The BIC Formula F12 is only slightly less powerful when it comes to peak performance. While the PSW505 is 460 watts, the Formula F12 comes in at 450 watts. There is a significant difference in RMS power (root mean square, the amount of power a subwoofer can handle continuously for extended periods of time, as compared to the maximum wattage it can cope with in brief bursts) though. The PSW505 boasts 300 watts while the Formula F12 is only 150 watts. Despite the Formula F12’s RMS power being half that of the PSW505, it’s still very loud and has a number of advantages.
Each subwoofer has volume and crossover control, a phase switch, on/standby/off switch, magnetic shielding, gold plated terminals, and RCA sub inputs. The Formula F12 has a different port that we prefer over the PSW505 and doesn’t produce the same noise problem. It also doesn’t get as hot as the PSW505 does after extended use.
The major problem with the PSW505 is that it is reportedly not as reliable as the BIC Formula F12. Reviews and forums report a significant failure rate, ranging from simply not turning on, to smoking and melting components. People also report that BIC America has much better customer service, while Polk Audio’s is nearly non-existent.

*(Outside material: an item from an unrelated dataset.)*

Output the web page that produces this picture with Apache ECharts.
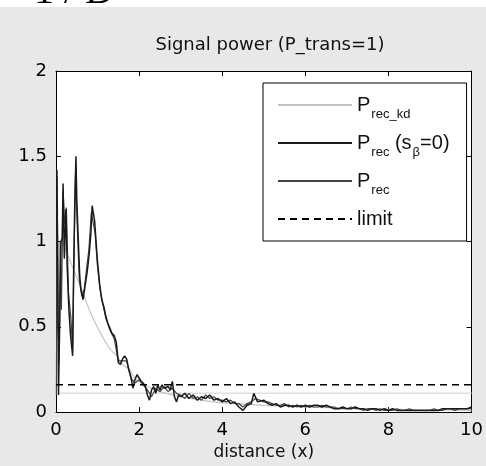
<!DOCTYPE html>
<html>
<head>
<meta charset="utf-8">
<script src="https://cdn.jsdelivr.net/npm/echarts@6/dist/echarts.min.js"></script>
<style>
  html, body { margin: 0; padding: 0; background: #fff; }
  #main { width: 486px; height: 466px; }
</style>
</head>
<body>
<div id="main"></div>
<script>
  // tick labels / ranges
  var xTicks = [0, 2, 4, 6, 8, 10];
  var yTicks = [0, 0.5, 1, 1.5, 2];
  var legendNames = ['P_rec_kd', 'P_rec (s_β=0)', 'P_rec', 'limit'];

  // P_rec_kd : smooth decay (light gray)
  var precKd = [
    [0.15, 1.0], [0.3, 0.91], [0.5, 0.79], [0.65, 0.70], [0.8, 0.60], [0.95, 0.52],
    [1.1, 0.45], [1.3, 0.37], [1.46, 0.33], [1.6, 0.28], [1.77, 0.25], [1.93, 0.19],
    [2.2, 0.15], [2.5, 0.12], [3.0, 0.09], [3.5, 0.07], [4.0, 0.055], [5.0, 0.04],
    [6.0, 0.03], [7.0, 0.022], [8.0, 0.017], [9.0, 0.013], [10.0, 0.01]
  ];

  // P_rec (s_beta = 0) : black
  var precS0 = [
    [0.02, 1.38], [0.04, 0.9], [0.06, 0.1], [0.09, 0.55], [0.12, 1.0], [0.15, 1.02],
    [0.17, 1.34], [0.2, 0.9], [0.24, 1.19], [0.27, 0.85], [0.31, 0.6], [0.35, 0.45],
    [0.4, 0.33], [0.42, 0.75], [0.45, 1.21], [0.48, 1.5], [0.5, 1.25], [0.53, 1.05],
    [0.57, 0.8], [0.6, 0.72], [0.65, 0.66], [0.7, 0.74], [0.75, 0.82], [0.8, 0.93],
    [0.84, 1.05], [0.87, 1.21], [0.9, 1.22], [0.93, 1.12], [0.97, 0.98], [1.0, 0.88],
    [1.05, 0.75], [1.1, 0.66], [1.15, 0.62], [1.2, 0.56], [1.25, 0.52], [1.3, 0.49],
    [1.35, 0.46], [1.4, 0.45], [1.45, 0.41], [1.5, 0.29], [1.55, 0.28], [1.6, 0.31],
    [1.65, 0.33], [1.7, 0.31], [1.75, 0.25], [1.8, 0.21], [1.85, 0.14], [1.9, 0.19],
    [1.95, 0.22], [2.0, 0.2], [2.05, 0.18], [2.1, 0.17], [2.15, 0.15], [2.2, 0.1],
    [2.25, 0.07], [2.3, 0.13], [2.35, 0.15], [2.4, 0.11], [2.45, 0.16], [2.5, 0.13],
    [2.55, 0.16], [2.6, 0.14], [2.7, 0.15], [2.75, 0.13], [2.8, 0.18], [2.85, 0.09],
    [2.9, 0.06], [2.95, 0.1],
    [3.0, 0.09], [3.1, 0.11], [3.2, 0.08], [3.3, 0.10], [3.4, 0.07], [3.5, 0.09], [3.6, 0.08], [3.7, 0.10], [3.8, 0.07], [3.9, 0.08],
    [4.0, 0.06], [4.1, 0.08], [4.2, 0.05], [4.3, 0.06], [4.4, 0.03], [4.5, 0.01], [4.6, 0.04], [4.7, 0.05], [4.76, 0.11], [4.85, 0.06],
    [5.0, 0.07], [5.1, 0.05], [5.2, 0.04], [5.3, 0.05], [5.4, 0.03], [5.5, 0.04], [5.6, 0.04], [5.7, 0.03], [5.8, 0.04], [5.9, 0.03],
    [6.0, 0.04], [6.1, 0.03], [6.2, 0.04], [6.3, 0.04], [6.4, 0.03], [6.5, 0.04], [6.6, 0.03], [6.7, 0.02], [6.8, 0.02], [6.9, 0.03],
    [7.0, 0.02], [7.1, 0.02], [7.2, 0.03], [7.3, 0.02], [7.4, 0.02], [7.5, 0.01], [7.6, 0.02], [7.7, 0.02], [7.8, 0.01], [7.9, 0.02],
    [8.0, 0.01], [8.1, 0.02], [8.2, 0.01], [8.3, 0.01], [8.4, 0.01], [8.5, 0.01], [8.6, 0.01], [8.7, 0.01], [8.8, 0.01], [8.9, 0.01],
    [9.0, 0.01], [9.1, 0.01], [9.2, 0.01], [9.3, 0.02], [9.4, 0.02], [9.5, 0.02], [9.6, 0.02], [9.7, 0.02], [9.8, 0.02], [9.9, 0.02], [10.0, 0.03]
  ];

  // P_rec : dark gray
  var prec = [
    [0.01, 0.1], [0.03, 1.42], [0.05, 0.5], [0.08, 0.3], [0.1, 1.0], [0.13, 0.6],
    [0.17, 1.3], [0.21, 1.1], [0.25, 1.2], [0.3, 0.7], [0.36, 0.55], [0.4, 0.36],
    [0.44, 1.0], [0.47, 1.4], [0.51, 1.1], [0.56, 0.78], [0.62, 0.68], [0.68, 0.72],
    [0.74, 0.85], [0.79, 0.95], [0.85, 1.17], [0.89, 1.18], [0.94, 1.05], [1.0, 0.85],
    [1.06, 0.72], [1.12, 0.64], [1.2, 0.55], [1.3, 0.48], [1.4, 0.43], [1.5, 0.3],
    [1.6, 0.3], [1.7, 0.3], [1.8, 0.2], [1.9, 0.17], [2.0, 0.19], [2.1, 0.16],
    [2.2, 0.13], [2.3, 0.09], [2.4, 0.14], [2.5, 0.12], [2.6, 0.15], [2.7, 0.12],
    [2.8, 0.14], [2.9, 0.11],
    [3.0, 0.10], [3.1, 0.08], [3.2, 0.11], [3.3, 0.08], [3.4, 0.09], [3.5, 0.07], [3.6, 0.10], [3.7, 0.08], [3.8, 0.09], [3.9, 0.07],
    [4.0, 0.07], [4.1, 0.06], [4.2, 0.07], [4.3, 0.05], [4.4, 0.05], [4.5, 0.03], [4.6, 0.05], [4.7, 0.06], [4.8, 0.08], [4.9, 0.07],
    [5.0, 0.06], [5.1, 0.06], [5.2, 0.05], [5.3, 0.04], [5.4, 0.04], [5.5, 0.05], [5.6, 0.03], [5.7, 0.04], [5.8, 0.03], [5.9, 0.04],
    [6.0, 0.03], [6.1, 0.04], [6.2, 0.03], [6.3, 0.03], [6.4, 0.04], [6.5, 0.03], [6.6, 0.03], [6.7, 0.03], [6.8, 0.02], [6.9, 0.02],
    [7.0, 0.02], [7.1, 0.03], [7.2, 0.02], [7.3, 0.02], [7.4, 0.01], [7.5, 0.02], [7.6, 0.02], [7.7, 0.01], [7.8, 0.02], [7.9, 0.01],
    [8.0, 0.01], [8.1, 0.01], [8.2, 0.02], [8.3, 0.01], [8.4, 0.01], [8.5, 0.02], [8.6, 0.01], [8.7, 0.01], [8.8, 0.01], [8.9, 0.01],
    [9.0, 0.01], [9.1, 0.02], [9.2, 0.01], [9.3, 0.01], [9.4, 0.02], [9.5, 0.02], [9.6, 0.01], [9.7, 0.02], [9.8, 0.02], [9.9, 0.02], [10.0, 0.02]
  ];

  // limit and the faint reference level
  var limitLine = [[0, 0.16], [10, 0.16]];
  var faintLine = [[0.05, 0.11], [10, 0.11]];

  var legendRich = {
    'P_rec_kd': '{p|P}{s|rec_kd}',
    'P_rec (s_β=0)': '{p|P}{s|rec}{p| (s}{s|β}{p|=0)}',
    'P_rec': '{p|P}{s|rec}',
    'limit': '{p|limit}'
  };

  var axisFont = { color: '#000', fontFamily: 'DejaVu Sans', fontSize: 18 };

  var myChart = echarts.init(document.getElementById('main'));
  myChart.setOption({
    animation: false,
    backgroundColor: '#fff',
    graphic: [
      {
        type: 'text', z: -20,
        style: { text: '1 / D', x: 34, y: -28, font: '40px "Liberation Serif"', fill: '#000' }
      },
      {
        type: 'rect', z: -10,
        shape: { x: 0, y: 7, width: 486, height: 459 },
        style: { fill: '#e8e8e8' }
      }
    ],
    title: {
      text: 'Signal power (P_trans=1)',
      left: 265, top: 31, textAlign: 'center',
      textStyle: { color: '#111', fontFamily: 'DejaVu Sans', fontSize: 18, fontWeight: 'normal' }
    },
    grid: {
      left: 56, right: 11, top: 71, bottom: 53,
      show: true, backgroundColor: '#fff', borderWidth: 0
    },
    legend: {
      data: legendNames,
      orient: 'vertical',
      left: 263, top: 83,
      padding: [12, 17, 12, 14],
      itemGap: 12,
      itemWidth: 74, itemHeight: 14,
      itemStyle: { opacity: 0 },
      backgroundColor: '#fff',
      borderColor: '#000', borderWidth: 1,
      borderRadius: 0,
      formatter: function (name) { return legendRich[name]; },
      textStyle: {
        color: '#111', fontFamily: 'Liberation Sans', fontSize: 20,
        rich: {
          p: { fontFamily: 'Liberation Sans', fontSize: 20, color: '#111' },
          s: { fontFamily: 'Liberation Sans', fontSize: 13, color: '#111', padding: [19, 0, 0, 1] }
        }
      }
    },
    xAxis: [
      {
        type: 'value', min: xTicks[0], max: xTicks[xTicks.length - 1], interval: 2,
        position: 'bottom',
        axisLine: { onZero: false, lineStyle: { color: '#000', width: 1 } },
        axisTick: { inside: true, length: 5, lineStyle: { color: '#000' } },
        axisLabel: Object.assign({ margin: 9 }, axisFont),
        splitLine: { show: false },
        name: 'distance (x)', nameLocation: 'middle', nameGap: 29,
        nameTextStyle: { color: '#111', fontFamily: 'DejaVu Sans', fontSize: 17 }
      },
      {
        type: 'value', min: xTicks[0], max: xTicks[xTicks.length - 1], interval: 2,
        position: 'top',
        axisLine: { onZero: false, lineStyle: { color: '#000', width: 1 } },
        axisTick: { inside: true, length: 5, lineStyle: { color: '#000' } },
        axisLabel: { show: false },
        splitLine: { show: false }
      }
    ],
    yAxis: [
      {
        type: 'value', min: yTicks[0], max: yTicks[yTicks.length - 1], interval: 0.5,
        position: 'left',
        axisLine: { show: true, onZero: false, lineStyle: { color: '#000', width: 1 } },
        axisTick: { show: true, inside: true, length: 5, lineStyle: { color: '#000' } },
        axisLabel: Object.assign({ margin: 9 }, axisFont),
        splitLine: { show: false }
      },
      {
        type: 'value', min: yTicks[0], max: yTicks[yTicks.length - 1], interval: 0.5,
        position: 'right',
        axisLine: { show: true, onZero: false, lineStyle: { color: '#000', width: 1 } },
        axisTick: { show: true, inside: true, length: 5, lineStyle: { color: '#000' } },
        axisLabel: { show: false },
        splitLine: { show: false }
      }
    ],
    series: [
      {
        name: 'faint', type: 'line', data: faintLine, symbol: 'none',
        lineStyle: { color: '#dedede', width: 1.5 }, itemStyle: { color: '#dedede' }, silent: true
      },
      {
        name: 'P_rec_kd', type: 'line', data: precKd, symbol: 'none', smooth: 0.3,
        lineStyle: { color: '#c4c4c4', width: 1.2 }, itemStyle: { color: '#c4c4c4' }
      },
      {
        name: 'P_rec', type: 'line', data: prec, symbol: 'none',
        lineStyle: { color: '#444', width: 1.2 }, itemStyle: { color: '#444' }
      },
      {
        name: 'P_rec (s_β=0)', type: 'line', data: precS0, symbol: 'none',
        lineStyle: { color: '#1a1a1a', width: 1.5 }, itemStyle: { color: '#1a1a1a' }
      },
      {
        name: 'limit', type: 'line', data: limitLine, symbol: 'none',
        lineStyle: { color: '#000', width: 1.6, type: [7, 5] }, itemStyle: { color: '#000' }
      }
    ]
  });

  window.addEventListener('resize', function () {
    myChart.resize();
  });
</script>
</body>
</html>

Overall we like the design, aesthetics and sound of the Formula F12 more than the PSW505. We found less muddiness and distortion with the Formula F12 and no cabinet or port noise, except when used at extreme volumes. Both are good subs at affordable prices and perform well, but reliability is important, so we lean towards the Formula F12.
A decent choice in a crowded field.
The Polk Audio PSW505 Subwoofer is a little controversial because of its high failure rate and some minor sound quality issues. For the price, however, it’s decent value, producing impactful low end that’s reasonably articulate at moderate volume. If price is a big consideration, the PSW505 is a good budget option in a growing field of competition.